Il Nobel figlio dei fiori

Giovedì 13 ottobre l’Accademia di Svezia prende una delle decisioni più discusse nella storia del Premio Nobel. La scelta di assegnare la celeberrima medaglia a Bob Dylan, simbolo della lotta per i diritti civili negli anni Sessanta, inevitabilmente finisce per sollevare un polverone. Stoccolma chiama, Dylan non risponde. Dopo svariati annunci e numerose mail a vuoto, la segreteria dell’Accademia decide di rinunciare all’arduo compito, lasciando tutto nelle mani del cantautore. Sul suo sito Dylan pubblica la citazione del Nobel, poi ci ripensa, fa un passo indietro, scatenando altre polemiche. Ma d’altronde si sa che una vera rockstar deve farsi aspettare. Insomma, ancora non si capisce se Bob Dylan si recherà il 10 Dicembre all’assegnazione del premio, che verrà consegnato direttamente dalle mani dal Re di Svezia Carlo XVI. Indignarsi per il suo comportamento significherebbe però non conoscere il cantautore americano, il quale non è certamente nuovo a scelte poco convenzionali: si è infatti deciso di premiare  colui che scrisse Ballad of a Thin Man, proprio contro i critici che volevano inserire la sua musica entro canoni prestabiliti.

A questo punto viene da chiedersi se la rockstar meritasse davvero di essere inserita nella Hall of Fame della letteratura mondiale. Non si può certamente negare lo spessore dei suoi testi, ma stiamo parlando di un premio che è stato vinto da gente come Hemingway, Montale, Neruda e Pirandello, solo per fare qualche nome. Quella dei giudici appare più che altro come una scelta nostalgica volta al tentativo di ritornare alla vivacità dei favolosi anni Sessanta, testimoni di una delle più grandi mobilitazioni politiche che la società moderna abbia mai conosciuto, della quale Bob Dylan è sicuramente uno dei protagonisti. I critici svedesi non hanno forse tutti i torti, visto il clima politico che stiamo vivendo negli ultimi anni. Ci troviamo di fronte all’ascesa del populismo, rappresentato in America da Trump, in mezzo a una rivoluzione malata che mette poveri contro poveri, sospinti dalla concezione egoistica che in un prossimo futuro si possa aprire anche per loro la strada che conduce alla tanto agognata ricchezza. Viviamo nell’epoca delle bugie e delle mezze verità, cause prossime della sfiducia nella politica, del languire della democrazia.

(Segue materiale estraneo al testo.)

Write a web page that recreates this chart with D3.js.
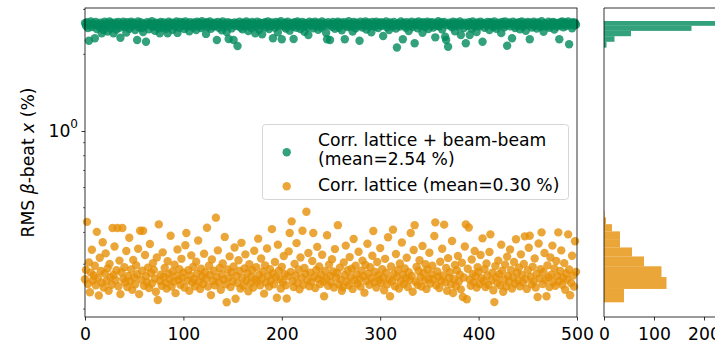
<!DOCTYPE html>
<html><head><meta charset="utf-8">
<script src="https://cdn.jsdelivr.net/npm/d3@7"></script>
<style>body{margin:0;background:#fff;} text{font-family:"DejaVu Sans",sans-serif;fill:#000;}</style>
</head><body>
<svg id="c" width="715" height="344"></svg>
<script>
const greenValues = [
2.652,2.588,2.671,2.534,2.262,2.623,2.690,2.557,2.641,2.605,
2.312,2.679,2.512,2.633,2.596,2.548,2.664,2.419,2.618,2.493,
2.687,2.571,2.642,2.455,2.610,2.694,2.527,2.656,2.582,2.419,
2.628,2.665,2.502,2.601,2.679,2.543,2.324,2.637,2.592,2.688,
2.561,2.619,2.436,2.675,2.598,2.521,2.646,2.683,2.574,2.612,
2.659,2.489,2.627,2.277,2.692,2.553,2.606,2.668,2.539,2.445,
2.635,2.581,2.242,2.674,2.616,2.507,2.651,2.589,2.698,2.565,
2.624,2.476,2.662,2.597,2.643,2.530,2.419,2.681,2.609,2.552,
2.670,2.593,2.518,2.638,2.419,2.685,2.577,2.621,2.661,2.498,
2.603,2.649,2.563,2.691,2.427,2.615,2.544,2.677,2.631,2.586,
2.657,2.514,2.695,2.602,2.568,2.639,2.463,2.673,2.594,2.621,
2.548,2.666,2.608,2.491,2.684,2.629,2.575,2.653,2.536,2.699,
2.611,2.582,2.647,2.405,2.672,2.559,2.625,2.689,2.520,2.600,
2.644,2.571,2.663,2.597,2.277,2.682,2.541,2.617,2.650,2.483,
2.692,2.606,2.562,2.636,2.448,2.676,2.297,2.590,2.658,2.528,
2.619,2.277,2.670,2.584,2.645,2.157,2.601,2.687,2.549,2.632,
2.508,2.664,2.613,2.578,2.694,2.625,2.466,2.655,2.595,2.537,
2.679,2.604,2.640,2.419,2.568,2.686,2.622,2.499,2.660,2.587,
2.398,2.648,2.599,2.673,2.556,2.617,2.690,2.513,2.634,2.580,
2.667,2.312,2.626,2.545,2.681,2.603,2.438,2.654,2.592,2.696,
2.291,2.610,2.573,2.662,2.525,2.641,2.685,2.594,2.477,2.628,
2.653,2.566,2.297,2.675,2.615,2.540,2.693,2.600,2.647,2.511,
2.623,2.678,2.583,2.452,2.658,2.604,2.555,2.382,2.686,2.630,
2.597,2.669,2.532,2.612,2.683,2.575,2.643,2.496,2.661,2.608,
2.548,2.690,2.621,2.585,2.652,2.429,2.291,2.674,2.601,2.277,
2.636,2.563,2.680,2.619,2.517,2.656,2.598,2.687,2.542,2.627,
2.664,2.486,2.609,2.672,2.291,2.589,2.645,2.558,2.697,2.616,
2.571,2.638,2.459,2.677,2.603,2.529,2.660,2.619,2.581,2.262,
2.684,2.606,2.549,2.650,2.594,2.691,2.503,2.633,2.668,2.577,
2.612,2.442,2.679,2.596,2.639,2.564,2.688,2.623,2.535,2.657,
2.602,2.673,2.586,2.360,2.646,2.618,2.694,2.552,2.628,2.490,
2.665,2.599,2.634,2.572,2.682,2.614,2.523,2.126,2.651,2.607,
2.569,2.689,2.625,2.291,2.660,2.591,2.545,2.676,2.611,2.470,
2.643,2.597,2.685,2.559,2.629,2.210,2.667,2.604,2.533,2.692,
2.618,2.580,2.655,2.432,2.674,2.600,2.561,2.640,2.687,2.515,
2.631,2.663,2.594,2.676,2.546,2.609,2.332,2.649,2.588,2.698,
2.574,2.622,2.668,2.505,2.637,2.681,2.345,2.277,2.603,2.143,
2.659,2.593,2.639,2.551,2.683,2.615,2.461,2.670,2.598,2.628,
2.566,2.690,2.382,2.644,2.606,2.538,2.661,2.210,2.620,2.583,
2.675,2.382,2.652,2.527,2.693,2.610,2.570,2.641,2.448,2.666,
2.601,2.579,2.686,2.624,2.242,2.657,2.543,2.634,2.592,2.680,
2.613,2.492,2.671,2.598,2.648,2.560,2.689,2.627,2.519,2.606,
2.663,2.587,2.640,2.422,2.677,2.616,2.554,2.694,2.603,2.162,
2.630,2.668,2.576,2.645,2.312,2.684,2.597,2.535,2.658,2.619,
2.589,2.675,2.509,2.626,2.691,2.567,2.608,2.654,2.473,2.637,
2.682,2.599,2.291,2.660,2.547,2.615,2.687,2.582,2.643,2.526,
2.669,2.604,2.637,2.560,2.696,2.591,2.454,2.650,2.612,2.578,
2.625,2.685,2.540,2.607,2.663,2.596,2.679,2.501,2.634,2.653,
2.573,2.618,2.291,2.672,2.600,2.689,2.556,2.639,2.665,2.584,
2.627,2.692,2.190,2.609,2.648,2.531,2.676,2.594,2.660,2.615];

const orangeValues = [
0.262,0.285,0.440,0.251,0.305,0.233,0.278,0.342,0.259,0.271,
0.296,0.248,0.402,0.265,0.226,0.318,0.282,0.254,0.366,0.243,
0.276,0.331,0.258,0.289,0.236,0.301,0.267,0.249,0.416,0.272,
0.352,0.260,0.284,0.416,0.246,0.310,0.229,0.279,0.416,0.263,
0.292,0.255,0.338,0.244,0.270,0.381,0.257,0.286,0.238,0.312,
0.266,0.250,0.297,0.274,0.345,0.229,0.406,0.261,0.283,0.406,
0.247,0.326,0.269,0.255,0.291,0.242,0.360,0.277,0.252,0.303,
0.285,0.264,0.234,0.319,0.217,0.430,0.258,0.273,0.247,0.334,
0.268,0.290,0.253,0.241,0.308,0.275,0.262,0.388,0.245,0.281,
0.256,0.299,0.231,0.270,0.343,0.260,0.287,0.249,0.315,0.266,
0.278,0.243,0.356,0.398,0.259,0.284,0.236,0.271,0.325,0.254,
0.293,0.262,0.246,0.307,0.276,0.372,0.257,0.240,0.288,0.269,
0.251,0.330,0.279,0.263,0.417,0.245,0.296,0.272,0.227,0.313,
0.258,0.283,0.248,0.457,0.267,0.340,0.255,0.290,0.238,0.274,
0.302,0.261,0.384,0.250,0.2127,0.286,0.266,0.322,0.244,0.279,
0.257,0.294,0.349,0.2196,0.270,0.253,0.311,0.282,0.241,0.364,
0.265,0.247,0.289,0.328,0.259,0.277,0.235,0.300,0.252,0.268,
0.284,0.243,0.339,0.261,0.292,0.256,0.378,0.272,0.248,0.316,
0.264,0.281,0.230,0.297,0.254,0.346,0.270,0.245,0.287,0.259,
0.412,0.276,0.250,0.306,0.267,0.2216,0.358,0.283,0.262,0.241,
0.293,0.255,0.323,0.274,0.248,0.2201,0.269,0.337,0.398,0.280,
0.442,0.258,0.244,0.301,0.271,0.363,0.253,0.286,0.239,0.319,
0.266,0.406,0.249,0.290,0.275,0.482,0.260,0.332,0.246,0.278,
0.256,0.309,0.398,0.268,0.242,0.285,0.351,0.263,0.294,0.251,
0.273,0.327,0.257,0.2245,0.282,0.264,0.390,0.247,0.299,0.270,
0.254,0.314,0.281,0.243,0.344,0.266,0.277,0.427,0.250,0.291,
0.261,0.236,0.244,0.305,0.272,0.355,0.256,0.284,0.248,0.320,
0.267,0.288,0.240,0.377,0.259,0.296,0.274,0.252,0.336,0.263,
0.245,0.283,0.310,0.269,0.232,0.298,0.258,0.361,0.276,0.249,
0.292,0.265,0.324,0.405,0.255,0.280,0.243,0.306,0.271,0.260,
0.347,0.253,0.287,0.266,0.237,0.315,0.278,0.250,0.383,0.262,
0.2245,0.294,0.258,0.410,0.275,0.246,0.329,0.268,0.285,0.241,
0.302,0.257,0.365,0.273,0.251,0.289,0.264,0.318,0.244,0.279,
0.260,0.398,0.270,0.234,0.341,0.427,0.256,0.293,0.249,0.283,
0.311,0.267,0.245,0.354,0.277,0.259,0.300,0.240,0.286,0.263,
0.333,0.252,0.274,0.296,0.262,0.387,0.438,0.248,0.281,0.268,
0.242,0.307,0.258,0.345,0.271,0.429,0.254,0.290,0.236,0.317,
0.265,0.279,0.250,0.370,0.231,0.262,0.298,0.246,0.284,0.323,
0.257,0.273,0.239,0.304,0.2232,0.266,0.352,0.430,0.2185,0.288,
0.418,0.261,0.247,0.313,0.275,0.255,0.338,0.269,0.243,0.292,
0.280,0.251,0.326,0.264,0.379,0.258,0.287,0.244,0.302,0.271,
0.249,0.335,0.393,0.260,0.278,0.237,0.213,0.295,0.266,0.253,
0.310,0.274,0.248,0.358,0.283,0.234,0.262,0.299,0.245,0.321,
0.270,0.256,0.343,0.285,0.241,0.267,0.306,0.252,0.376,0.278,
0.259,0.291,0.246,0.328,0.272,0.254,0.301,0.386,0.263,0.240,
0.284,0.348,0.388,0.268,0.250,0.293,0.257,0.316,0.243,0.275,
0.2232,0.362,0.264,0.287,0.400,0.251,0.279,0.332,0.260,0.2245,
0.297,0.266,0.244,0.319,0.273,0.355,0.255,0.289,0.247,0.309,
0.270,0.400,0.258,0.282,0.340,0.249,0.265,0.303,0.238,0.276,
0.261,0.393,0.286,0.2268,0.253,0.324,0.271,0.245,0.369,0.280];

// histogram bins
const greenEdges = [2.124, 2.240, 2.356, 2.472, 2.588, 2.703];
const greenCounts = [5, 21, 54, 175, 245];
const orangeEdges = [0.2126, 0.2399, 0.2672, 0.2945, 0.3218, 0.3491, 0.3764, 0.4037, 0.4310, 0.4583, 0.4856];
const orangeCounts = [40, 125, 115, 80, 56, 32, 32, 16, 4, 1];

const xTicks = [0, 100, 200, 300, 400, 500];
const histTicks = [0, 100, 200];
const minorYTicks = [0.2, 0.3, 0.4, 0.5, 0.6, 0.7, 0.8, 0.9, 2, 3];
const labelGreen = ["Corr. lattice + beam-beam", "(mean=2.54 %)"];
const labelOrange = "Corr. lattice (mean=0.30 %)";

const GREEN = "#018a5c", ORANGE = "#e69008";
const FS = 17.2;

const svg = d3.select("#c");
const L = 85, R = 577, T = 8, B = 317;
const HL = 604;

const x = d3.scaleLinear().domain([0, 500]).range([L, R]);
const y = d3.scaleLog().domain([0.1862, 3.040]).range([B, T]);
const xh = d3.scaleLinear().domain([0, 250]).range([HL, HL + 125]);

svg.append("clipPath").attr("id", "hclip").append("rect")
  .attr("x", HL).attr("y", T).attr("width", 200).attr("height", B - T);

// scatter
const gS = svg.append("g");
gS.selectAll("circle.g").data(greenValues).join("circle")
  .attr("cx", (d, i) => x(i)).attr("cy", d => y(d)).attr("r", 4.2)
  .attr("fill", GREEN).attr("fill-opacity", 0.8);
gS.selectAll("circle.o").data(orangeValues).join("circle").attr("class","o")
  .attr("cx", (d, i) => x(i)).attr("cy", d => y(d)).attr("r", 4.2)
  .attr("fill", ORANGE).attr("fill-opacity", 0.8);

// main axes
const xAxis = d3.axisBottom(x).tickValues(xTicks).tickSize(3.5).tickPadding(4).tickFormat(d3.format("d"));
const gx = svg.append("g").attr("transform", `translate(0,${B})`).call(xAxis);
gx.select(".domain").remove();
gx.selectAll("text").attr("font-size", FS).attr("font-family", "DejaVu Sans").attr("dy", "0.92em");
gx.selectAll("line").attr("stroke", "#000").attr("stroke-width", 0.8);

const gy = svg.append("g").attr("transform", `translate(${L},0)`);
gy.call(d3.axisLeft(y).tickValues([1]).tickSize(3.5).tickFormat(""));
gy.select(".domain").remove();
gy.selectAll("line").attr("stroke", "#000").attr("stroke-width", 0.8);
gy.selectAll(".minor").data(minorYTicks).join("line").attr("class","minor")
  .attr("x1", -2).attr("x2", 0).attr("y1", d => y(d)).attr("y2", d => y(d))
  .attr("stroke", "#000").attr("stroke-width", 0.6);
const t10 = gy.append("text").attr("x", -7).attr("y", y(1)).attr("dy", "0.36em")
  .attr("text-anchor", "end").attr("font-size", FS);
t10.append("tspan").text("10");
t10.append("tspan").attr("font-size", FS * 0.7).attr("dy", "-0.75em").text("0");

// y title
const yt = svg.append("text").attr("transform", `translate(34,${(T + B) / 2}) rotate(-90)`)
  .attr("text-anchor", "middle").attr("font-size", FS);
yt.append("tspan").text("RMS ");
yt.append("tspan").attr("font-style", "italic").text("β");
yt.append("tspan").text("-beat ");
yt.append("tspan").attr("font-style", "italic").text("x");
yt.append("tspan").text(" (%)");

svg.append("rect").attr("x", L).attr("y", T).attr("width", R - L).attr("height", B - T)
  .attr("fill", "none").attr("stroke", "#000").attr("stroke-width", 0.8);

// legend
const lg = svg.append("g");
lg.append("rect").attr("x", 262.5).attr("y", 124.5).attr("width", 306).attr("height", 75).attr("rx", 3)
  .attr("fill", "#fff").attr("fill-opacity", 0.8).attr("stroke", "#cccccc").attr("stroke-width", 0.8);
lg.append("circle").attr("cx", 286.7).attr("cy", 152.3).attr("r", 4.2).attr("fill", GREEN).attr("fill-opacity", 0.8);
lg.append("circle").attr("cx", 286.7).attr("cy", 186.3).attr("r", 4.2).attr("fill", ORANGE).attr("fill-opacity", 0.8);
lg.append("text").attr("x", 318).attr("y", 145.7).attr("font-size", FS).text(labelGreen[0]);
lg.append("text").attr("x", 318).attr("y", 164.5).attr("font-size", FS).text(labelGreen[1]);
lg.append("text").attr("x", 318).attr("y", 191).attr("font-size", FS).text(labelOrange);

// histogram
const gh = svg.append("g").attr("clip-path", "url(#hclip)");
function bars(edges, counts, color) {
  const bins = counts.map((c, i) => ({ c, lo: edges[i], hi: edges[i + 1] }));
  gh.append("g").selectAll("rect").data(bins).join("rect")
    .attr("x", xh(0)).attr("y", d => y(d.hi)).attr("width", d => xh(d.c) - xh(0))
    .attr("height", d => y(d.lo) - y(d.hi)).attr("fill", color).attr("fill-opacity", 0.8);
}
bars(greenEdges, greenCounts, GREEN);
bars(orangeEdges, orangeCounts, ORANGE);

const hx = svg.append("g").attr("transform", `translate(0,${B})`)
  .call(d3.axisBottom(xh).tickValues(histTicks).tickSize(3.5).tickPadding(4).tickFormat(d3.format("d")));
hx.select(".domain").remove();
hx.selectAll("text").attr("font-size", FS).attr("font-family", "DejaVu Sans").attr("dy", "0.92em");
hx.selectAll("line").attr("stroke", "#000").attr("stroke-width", 0.8);
svg.append("path").attr("d", `M${HL},${T}H716M${HL},${B}H716M${HL},${T}V${B}`)
  .attr("fill", "none").attr("stroke", "#000").attr("stroke-width", 0.8);
</script>
</body></html>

C’è chi dice che il Nobel porterà una scossa nell’industria musicale americana, altri sperano che possa svegliare una partecipazione che in molte persone si è assopita. Dylan negli anni Sessanta denunciava il disinteresse verso gli altri; oggi paradossalmente la maggiore consapevolezza, figlia della globalizzazione, di ciò che ci circonda ci ha portato a chiuderci ancora di più in noi stessi.

La soluzione, come dice il cantante americano, se la porta appresso il vento.